Kurz vor dem zweiten Lockdown wollen die Gegner der Corona-Maßnahmen am Sonntag in München wieder ihren Unmut äußern: Die Initiative "Querdenken 089" hat mehrere Demonstrationen angekündigt. Die Pläne wurden allerdings bereits am Freitagabend vom Kreisverwaltungsreferat (KVR) eingeschränkt, wogegen die Veranstalter der Demonstration Klage einreichten - zunächst vor dem Verwaltungsgericht (VG) München. Dieses lehnte zwei am Samstag eingereichte Eilanträge am späten Samstagabend ab.

Die Veranstalter haben daraufhin gegen den Beschluss des VG Beschwerde eingelegt, wie der Bayerische Verwaltungsgerichtshof (VGH) am Sonntag mitteilte. Auch der VGH hat nun die Beschwerden der Veranstalter zurückgewiesen. Das teilte das Gericht am frühen Sonntagnachmittag mit.

Die Beschwerden richteten sich nach Angaben eines VGH-Sprechers unter anderem gegen die Beschränkung auf 1000 Teilnehmer und die Anordnung einer Maskenpflicht. Der Verwaltungsgerichtshof ist die letzte Instanz, die Demonstrationen finden am Sonntagnachmittag nun zwar statt - allerdings unter den nun bestätigten Einschränkungen: Auf der Theresienwiese darf unter Beachtung von Mindestabständen und Maskenpflicht lediglich eine Versammlung mit 1000 Teilnehmern stattfinden. Ein Sternmarsch zur Theresienwiese bleibt laut VGH untersagt.

Die Stadt gehe zurecht davon aus, dass Versammlungen der Querdenken-Bewegung "nur mit einer reduzierten Teilnehmerzahl und unter Einhaltung von Hygienemaßnahmen (Mindestabstände und das Tragen von Masken) infektionsschutzrechtlich vertretbar seien", begründete Bayerns VGH seine Entscheidung. Wenn sich ein Veranstalter ausdrücklich weigere, Hygienemaßnahmen zu ergreifen, sei auch eine Untersagung gerechtfertigt. Das Selbstbestimmungsrecht von Versammlungen finde seine Grenze in den Rechtsgütern Dritter und der Allgemeinheit.

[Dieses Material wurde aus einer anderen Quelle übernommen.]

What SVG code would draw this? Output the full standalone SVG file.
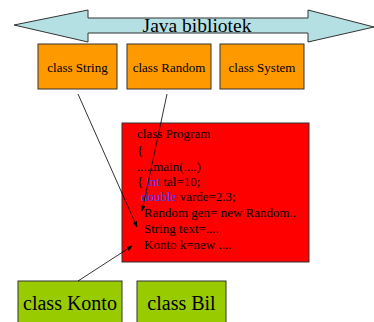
<svg xmlns="http://www.w3.org/2000/svg" width="374" height="322" viewBox="0 0 374 322">
<style>
text{font-family:"Liberation Serif","Times New Roman",serif;fill:#000}
.lib{fill:#ff9900;stroke:#333;stroke-width:1}
.own{fill:#99cc00;stroke:#333;stroke-width:1}
.s12{font-size:13px}
.kw{fill:#4040ff}
.conn{stroke:#000;stroke-width:0.8;fill:none;marker-end:url(#ah)}
</style>
<defs>
<marker id="ah" viewBox="0 0 10 10" refX="9" refY="5" markerWidth="6" markerHeight="6" orient="auto" markerUnits="userSpaceOnUse">
<path d="M0,1 L10,5 L0,9 z" fill="#000"/>
</marker>
</defs>
<rect width="374" height="322" fill="#fff"/>
<g id="bibliotek">
<polygon points="14,25 88,10 88,18 308,18 308,10 374,27 308,42 308,33 88,33 88,42" fill="#b4e0e4" stroke="#333" stroke-width="1"/>
<text x="197" y="32" font-size="19.5" text-anchor="middle">Java bibliotek</text>
</g>
<g id="string">
<rect class="lib" x="38" y="44" width="79" height="45"/>
<text class="s12" x="77.5" y="72" text-anchor="middle">class String</text>
</g>
<g id="random">
<rect class="lib" x="127" y="44" width="84" height="45"/>
<text class="s12" x="169" y="72" text-anchor="middle">class Random</text>
</g>
<g id="system">
<rect class="lib" x="220" y="44" width="84" height="45"/>
<text class="s12" x="262" y="72" text-anchor="middle">class System</text>
</g>
<g id="program">
<rect x="122" y="123" width="187" height="139" fill="#ff0000" stroke="#333" stroke-width="1"/>
<text class="s12" x="137" y="138">class Program</text>
<text class="s12" x="137" y="155">{</text>
<text class="s12" x="137" y="171">.....main(....)</text>
<text class="s12" x="137" y="186">{  <tspan class="kw">int</tspan> tal=10;</text>
<text class="s12" x="141" y="201"><tspan class="kw">double</tspan> varde=2.3;</text>
<text class="s12" x="144" y="217">Random gen= new Random..</text>
<text class="s12" x="144" y="233">String text=....</text>
<text class="s12" x="144" y="249">Konto k=new ....</text>
</g>
<g id="konto">
<rect class="own" x="18" y="281" width="104" height="50"/>
<text x="70" y="310" font-size="20" text-anchor="middle">class Konto</text>
</g>
<g id="bil">
<rect class="own" x="137" y="281" width="89" height="50"/>
<text x="181.5" y="310" font-size="20" text-anchor="middle">class Bil</text>
</g>
<g id="connectors">
<line class="conn" x1="78" y1="94" x2="137" y2="227"/>
<line class="conn" x1="167" y1="94" x2="142" y2="211"/>
<line class="conn" x1="78" y1="281" x2="132" y2="246"/>
</g>
</svg>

Ursprünglich war ein Sternmarsch geplant, von sechs Standorten aus wollten die Demonstranten um 14.30 Uhr starten und durch die Stadt ziehen. Angemeldet als Startpunkte waren Wittelsbacherplatz, Sendlinger Tor, Sendlinger Park, Stachus und Königsplatz. Auch bei der Stadelheimer Straße war eine Versammlung angemeldet. Das gemeinsame Ziel: eine große Kundgebung am Schluss gegen 16.30 Uhr mit 5000 Teilnehmern auf der Theresienwiese.

Das KVR beschränkte die Teilnehmerzahl auf der Theresienwiese auf 1000 Teilnehmer. Außerdem untersagte es die Demozüge Richtung Theresienwiese, lediglich an den Startpunkten am Gärtnerplatz, Harras, Karlsplatz und Wittelsbacherplatz dürften sich jeweils 200 Menschen für eine Stunde zu Kundgebungen versammeln, an der Stadelheimer Straße sind es nur 100 Menschen. Beides bestätigte bereits das Verwaltungsgericht, auch der VGH untersagte nun einen gemeinsamen Aufzug zur Theresienwiese.

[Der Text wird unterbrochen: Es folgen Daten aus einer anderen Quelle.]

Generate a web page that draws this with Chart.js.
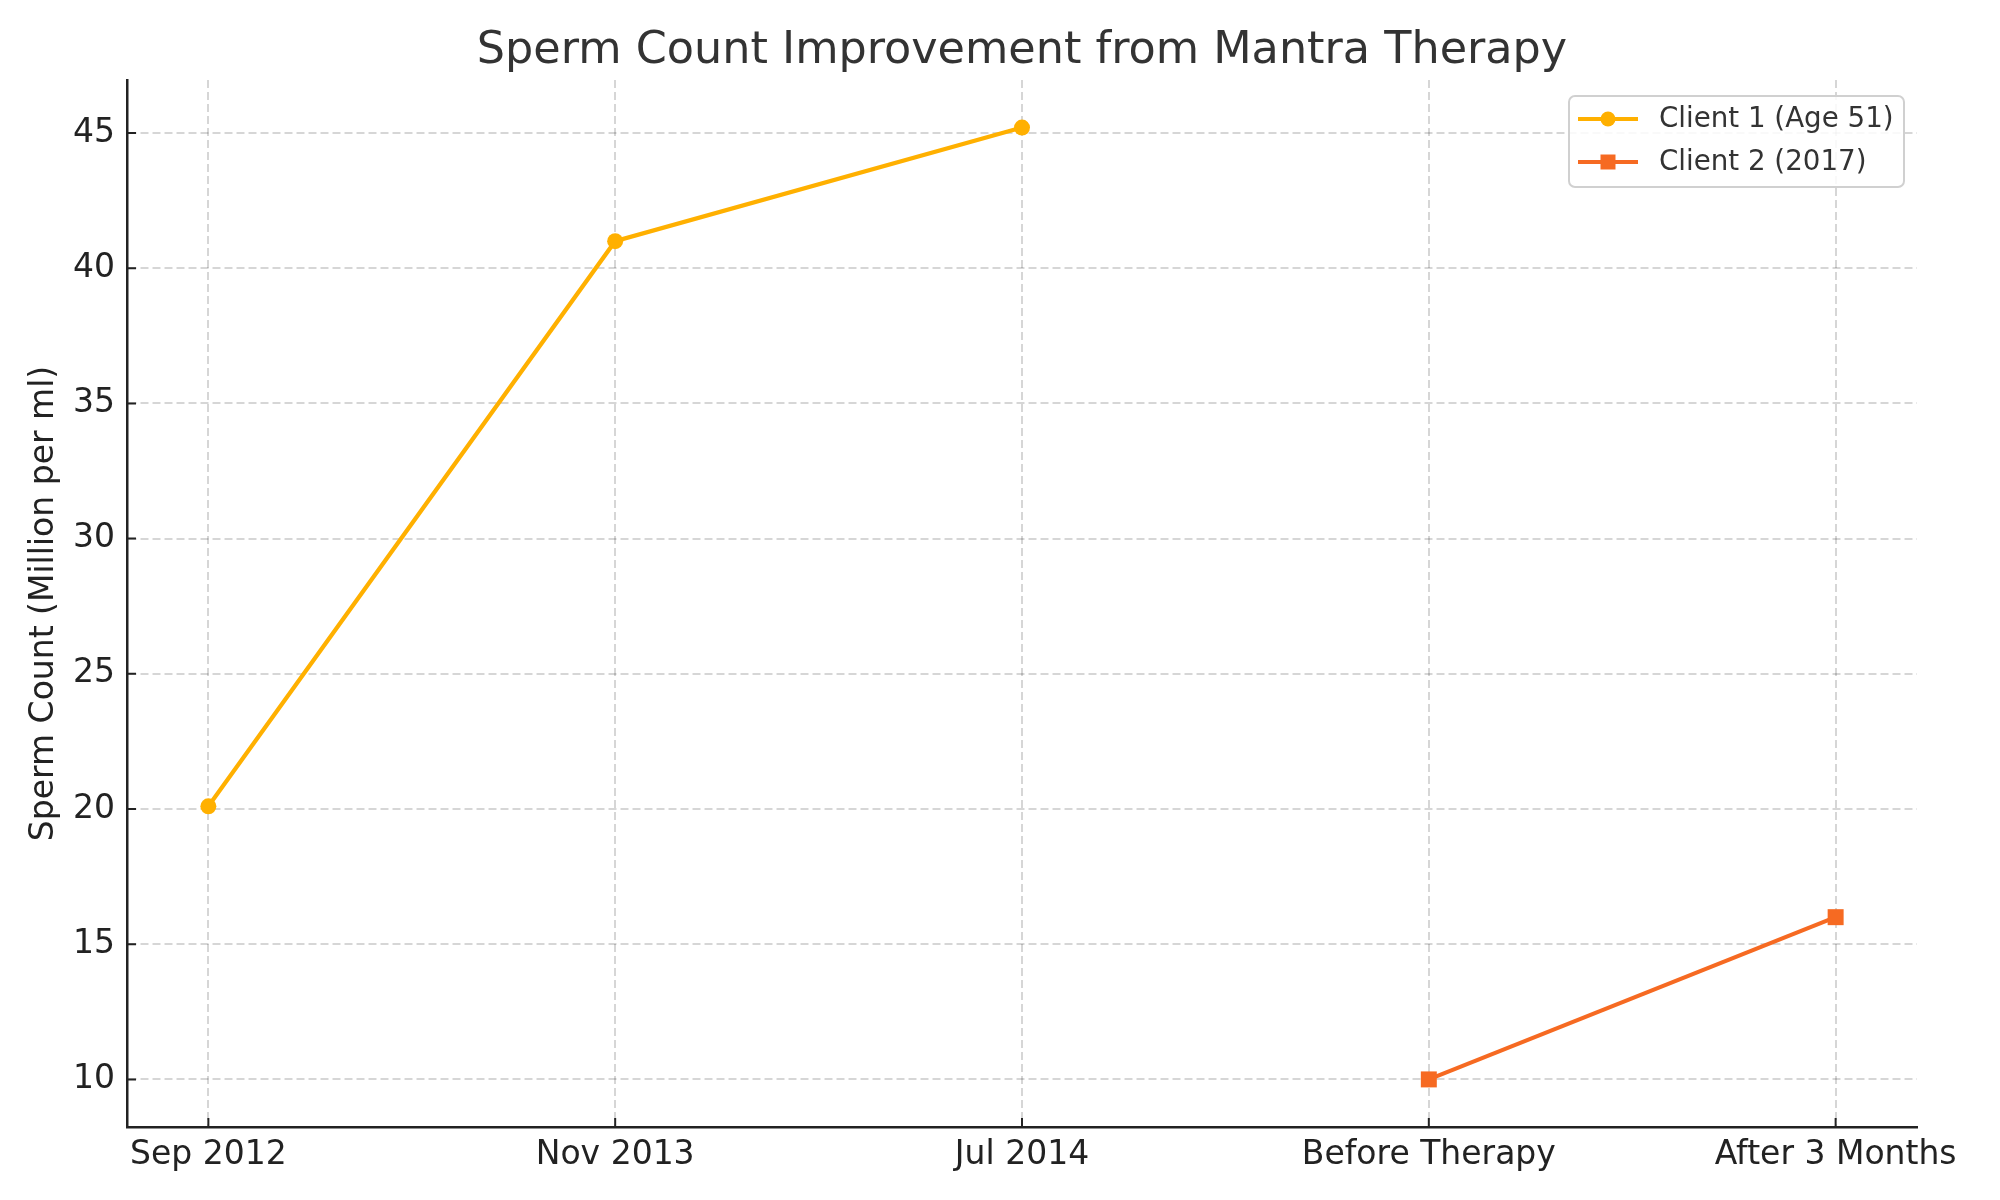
<!DOCTYPE html>
<html>
<head>
<meta charset="utf-8">
<script src="https://cdn.jsdelivr.net/npm/chart.js@4.4.1/dist/chart.umd.min.js"></script>
<style>
  html, body { margin: 0; padding: 0; background: #fff; }
  #wrap { width: 2000px; height: 1200px; position: relative; }
</style>
</head>
<body>
<div id="wrap"><canvas id="chart"></canvas></div>
<script>
// ========== DATA ==========
const CATEGORIES = ['Sep 2012', 'Nov 2013', 'Jul 2014', 'Before Therapy', 'After 3 Months'];
const CLIENT1_LABEL = 'Client 1 (Age 51)';
const CLIENT1_X = [0, 1, 2];
const CLIENT1_VALUES = [20.1, 41.0, 45.2];
const CLIENT2_LABEL = 'Client 2 (2017)';
const CLIENT2_X = [3, 4];
const CLIENT2_VALUES = [10.0, 16.0];
const Y_TICKS = [10, 15, 20, 25, 30, 35, 40, 45];

const COLORS = { c1: '#FFB000', c2: '#F66A22', axis: '#222222', grid: 'rgba(0,0,0,0.16)' };
const FONT = "'DejaVu Sans', 'Liberation Sans', sans-serif";

Chart.defaults.font.family = FONT;
Chart.defaults.color = '#222';

// ========== PLUGINS ==========

// matplotlib-style inward tick marks
const innerTicks = {
  id: 'innerTicks',
  afterDatasetsDraw(chart) {
    const { ctx, chartArea, scales } = chart;
    ctx.save();
    ctx.strokeStyle = COLORS.axis;
    ctx.lineWidth = 2;
    ctx.beginPath();
    scales.x.ticks.forEach(t => {
      const px = scales.x.getPixelForValue(t.value);
      ctx.moveTo(px, chartArea.bottom);
      ctx.lineTo(px, chartArea.bottom - 9);
    });
    scales.y.ticks.forEach(t => {
      const py = scales.y.getPixelForValue(t.value);
      ctx.moveTo(chartArea.left, py);
      ctx.lineTo(chartArea.left + 9, py);
    });
    ctx.stroke();
    ctx.restore();
  }
};

// legend box inside the plot, top-right
const boxLegend = {
  id: 'boxLegend',
  afterDraw(chart) {
    const { ctx, chartArea } = chart;
    const w = 335, h = 91, r = 6;
    const x0 = chartArea.right - 13 - w, y0 = chartArea.top + 16;
    ctx.save();
    ctx.beginPath();
    ctx.roundRect(x0, y0, w, h, r);
    ctx.fillStyle = 'rgba(255,255,255,0.85)';
    ctx.fill();
    ctx.strokeStyle = '#d0d0d0';
    ctx.lineWidth = 2;
    ctx.stroke();

    chart.data.datasets.forEach((ds, i) => {
      const cy = y0 + 23 + i * 43;
      const lx = x0 + 9;
      ctx.strokeStyle = ds.borderColor;
      ctx.lineWidth = 4;
      ctx.beginPath();
      ctx.moveTo(lx, cy);
      ctx.lineTo(lx + 60, cy);
      ctx.stroke();
      ctx.fillStyle = ds.borderColor;
      ctx.beginPath();
      if (ds.pointStyle === 'rect') ctx.rect(lx + 30 - 7.5, cy - 7.5, 15, 15);
      else ctx.arc(lx + 30, cy, 7.5, 0, Math.PI * 2);
      ctx.fill();
      ctx.fillStyle = '#333';
      ctx.font = `27.7px ${FONT}`;
      ctx.textBaseline = 'middle';
      ctx.fillText(ds.label, x0 + 90, cy + 1);
    });
    ctx.restore();
  }
};

// ========== CHART ==========

const toPoints = (xs, ys) => xs.map((x, i) => ({ x, y: ys[i] }));

new Chart(document.getElementById('chart'), {
  type: 'line',
  data: {
    datasets: [
      {
        label: CLIENT1_LABEL,
        data: toPoints(CLIENT1_X, CLIENT1_VALUES),
        borderColor: COLORS.c1,
        backgroundColor: COLORS.c1,
        borderWidth: 4.2,
        pointStyle: 'circle',
        pointRadius: 8,
        pointBorderWidth: 0,
        tension: 0,
      },
      {
        label: CLIENT2_LABEL,
        data: toPoints(CLIENT2_X, CLIENT2_VALUES),
        borderColor: COLORS.c2,
        backgroundColor: COLORS.c2,
        borderWidth: 4.2,
        pointStyle: 'rect',
        pointRadius: 11.3,
        pointBorderWidth: 0,
        tension: 0,
      },
    ]
  },
  options: {
    responsive: true,
    maintainAspectRatio: false,
    animation: false,
    layout: { padding: { left: 0, right: 83, top: 0, bottom: 0 } },
    plugins: {
      legend: { display: false },
      tooltip: { enabled: false },
      title: {
        display: true,
        fullSize: false,
        text: 'Sperm Count Improvement from Mantra Therapy',
        color: '#333',
        font: { size: 44.5, weight: 'normal' },
        padding: { top: 25, bottom: 1.6 },
      },
    },
    scales: {
      x: {
        type: 'linear',
        min: -0.2,
        max: 4.2,
        afterBuildTicks: s => { s.ticks = CATEGORIES.map((_, i) => ({ value: i })); },
        afterFit: s => { s.height = 73; },
        ticks: {
          autoSkip: false,
          maxRotation: 0,
          padding: 8.5,
          color: '#222',
          font: { size: 33 },
          callback: v => CATEGORIES[v],
        },
        grid: { color: COLORS.grid, lineWidth: 2, drawTicks: false },
        border: { display: true, color: COLORS.axis, width: 2.5, dash: [8, 4] },
      },
      y: {
        min: 8.24,
        max: 46.96,
        afterBuildTicks: s => { s.ticks = Y_TICKS.map(v => ({ value: v })); },
        afterFit: s => { s.width = 127; },
        title: {
          display: true,
          text: 'Sperm Count (Million per ml)',
          color: '#222',
          font: { size: 33 },
          padding: { top: 25, bottom: 0 },
        },
        ticks: { padding: 12, color: '#222', font: { size: 33 } },
        grid: { color: COLORS.grid, lineWidth: 2, drawTicks: false },
        border: { display: true, color: COLORS.axis, width: 2.5, dash: [8, 4] },
      }
    }
  },
  plugins: [innerTicks, boxLegend]
});
</script>
</body>
</html>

Eine Besonderheit der geplanten Demo: Der angemeldete Versammlungsleiter wurde vom KVR abgelehnt. "Aufgrund seines bisherigen Verhaltens und verschiedener öffentlicher Redebeiträge" bestehe der Verdacht, er könne keine "Gewähr für einen friedlichen Verlauf der Versammlung bieten", heißt es. Das bestätige auch das VG in seinem Beschluss: "Nach ausdrücklicher Vorstellung des Veranstalters", so heißt es in der Mitteilung von Samstagabend, soll "weder der Missachtung von Mindestabständen und der Pflicht zum Tragen einer Mund-Nasen-Bedeckung entgegengewirkt noch das Umarmen Fremder unterbunden werden." Dem gegenüber stellte das Gericht das Interesse der Allgemeinheit an der Erhaltung von Gesundheit und Leben Einzelner sowie den Schutz des Gesundheitssystems vor einer Überlastung.

Angesichts der aktuellen Corona-Lage - am Samstag lag der Sieben-Tage-Inzidenzwert bei 133,2 und die Zahl der Neuinfektionen bei 228 - waren Beschränkungen für die Demo abzusehen. Bei der Polizei hieß es bereits vorab, dass es bei der Einsatzplanung darum gehe, flexibel zu sein. Man bereitet sich aber auf einen "arbeitsreichen Sonntag" vor, zumal die Wettervorhersage gut und die Regeln noch einmal verschärft worden seien, man müsse mit einem Zulauf rechnen.

Bei einer ähnlichen Kundgebung im September hat das KVR nur 1000 Teilnehmer zugelassen - das wurde aber kurzfristig vom Bayerischen Verwaltungsgerichtshof aufgehoben. Letztendlich versammelten sich etwa 10 000 auf der Theresienwiese. Auch dieses Mal könnte sich die Lage sehr kurzfristig klären.